Throughout the community college system, distance education continues to grow to include more infrastructure, course offerings, and services. With this growth comes the responsibility to reach and accommodate more students, including those with disabilities.
To meet the challenge of access, educational research has come to acknowledge the concept of Universal Design as a paradigm shift, representing an all-inclusive approach to designing barrier-free environments. The term, originally borne in the field of architecture, has found its place in the educational arena, where the design of curriculum and course materials allows us to rethink the design, preparation and delivery of instruction.
In architecture, we have seen the acceptance of new standards that allow for broader usage and thus avoid unintentionally designed barriers. In education, we see the same unintentionally designed barriers in online courses that need to be redesigned based on individual students' requirements for access. If principles of Universal Design were instituted from the beginning, accommodations required for students with disabilities because of inaccessible environments could be ameliorated. In education, the core designers of curriculum are faculty. Faculty must be provided with the opportunity to understand and implement Universal Design, which will create improved accessibility for students with disabilities.
Since the publication of the 1999 Distance Education: Access Guidelines for Students with Disabilities, approaches to training have gradually increased access, but the task is not complete. Building universally designed courses is a joint responsibility between faculty, trainers, distance education coordinators, access specialists, alternate media staff and administrators who make the commitment through institutional support.
Students need options and flexibility for expressing and demonstrating what they know. Accessibility can be thought of as an "add on" or reactive approach to an inaccessible environment. However, Universal Design incorporates those accessibility features into the beginning stages of course design. This is a proactive approach to building broad usability for many and alleviates the need for numerous individual accommodations.

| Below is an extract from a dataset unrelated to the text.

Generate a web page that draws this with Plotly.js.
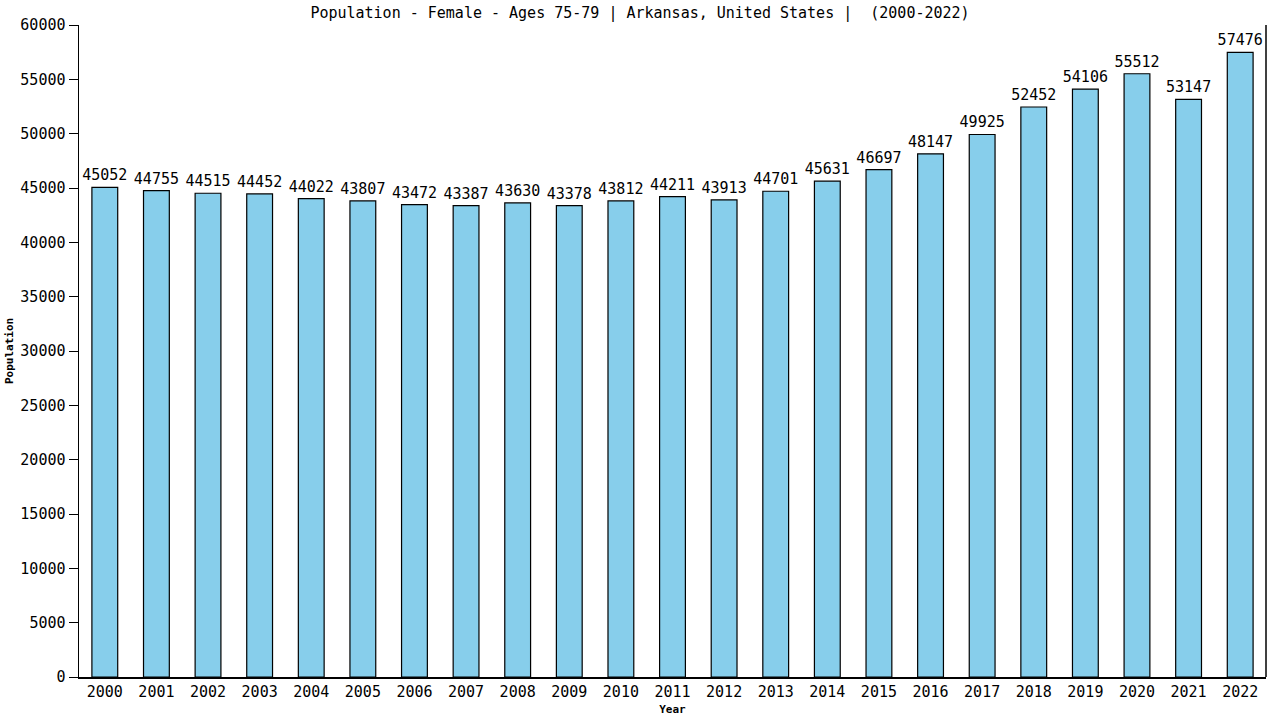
<!DOCTYPE html>
<html>
<head>
<meta charset="utf-8">
<script src="https://cdn.plot.ly/plotly-3.0.1.min.js"></script>
<style>
  html, body { margin: 0; padding: 0; background: #fff; }
  #chart { width: 1280px; height: 720px; }
</style>
</head>
<body>
<div id="chart"></div>
<script>
// population, female 75-79, Arkansas
const years = ['2000', '2001', '2002', '2003', '2004', '2005', '2006', '2007', '2008', '2009', '2010', '2011',
  '2012', '2013', '2014', '2015', '2016', '2017', '2018', '2019', '2020', '2021', '2022'];
const population = [45052, 44755, 44515, 44452, 44022, 43807, 43472, 43387, 43630, 43378, 43812, 44211,
  43913, 44701, 45631, 46697, 48147, 49925, 52452, 54106, 55512, 53147, 57476];
const yTicks = [0, 5000, 10000, 15000, 20000, 25000, 30000, 35000, 40000, 45000, 50000, 55000, 60000];

const mono = 'DejaVu Sans Mono, monospace';

const trace = {
  type: 'bar',
  x: years,
  y: population,
  width: 0.5,
  text: population.map(String),
  textposition: 'outside',
  constraintext: 'none',
  cliponaxis: false,
  textfont: { family: mono, size: 15, color: '#000' },
  marker: {
    color: '#87ceeb',
    line: { color: '#000', width: 1.2 }
  },
  hoverinfo: 'x+y'
};

const layout = {
  width: 1280,
  height: 720,
  margin: { l: 79, r: 14, t: 25, b: 43 },
  paper_bgcolor: '#fff',
  plot_bgcolor: '#fff',
  showlegend: false,
  bargap: 0.5,
  font: { family: mono, color: '#000' },
  title: {
    text: 'Population - Female - Ages 75-79 | Arkansas, United States |  (2000-2022)',
    font: { family: mono, size: 15, color: '#000' },
    x: 0.5,
    xanchor: 'center',
    y: 0.982,
    yanchor: 'middle'
  },
  xaxis: {
    type: 'category',
    range: [-0.5, 22.5],
    showline: true,
    linecolor: '#000',
    linewidth: 1.5,
    mirror: false,
    ticks: '',
    showgrid: false,
    tickfont: { family: mono, size: 15, color: '#000' },
    title: { text: '<b>Year</b>', font: { family: mono, size: 11, color: '#000' }, standoff: 6 }
  },
  yaxis: {
    range: [0, 60000],
    tickvals: yTicks,
    ticktext: yTicks.map(String),
    showline: true,
    linecolor: '#000',
    linewidth: 1.5,
    ticks: 'outside',
    ticklen: 9,
    tickcolor: '#000',
    showgrid: false,
    zeroline: false,
    tickfont: { family: mono, size: 15, color: '#000' },
    title: { text: '<b>Population</b>', font: { family: mono, size: 11, color: '#000' }, standoff: 4 }
  },
  shapes: [{
    type: 'line', xref: 'paper', yref: 'paper',
    x0: 1, x1: 1, y0: 0, y1: 1,
    line: { color: '#000', width: 1.5 }
  }]
};

Plotly.newPlot('chart', [trace], layout, { displayModeBar: false, staticPlot: true });
</script>
</body>
</html>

In the 2008 revision of the system-wide Distance Education Guidelines, (Guideline section 55202) it states that "course quality depends upon the full involvement of the faculty in the design and application of DE courses." Full engagement begins when faculty present their DE addenda to campus curriculum committees, stating which methods of instruction they will use to teach a course. This is an opportunity for full inclusion, redesign, change and commitment to all students.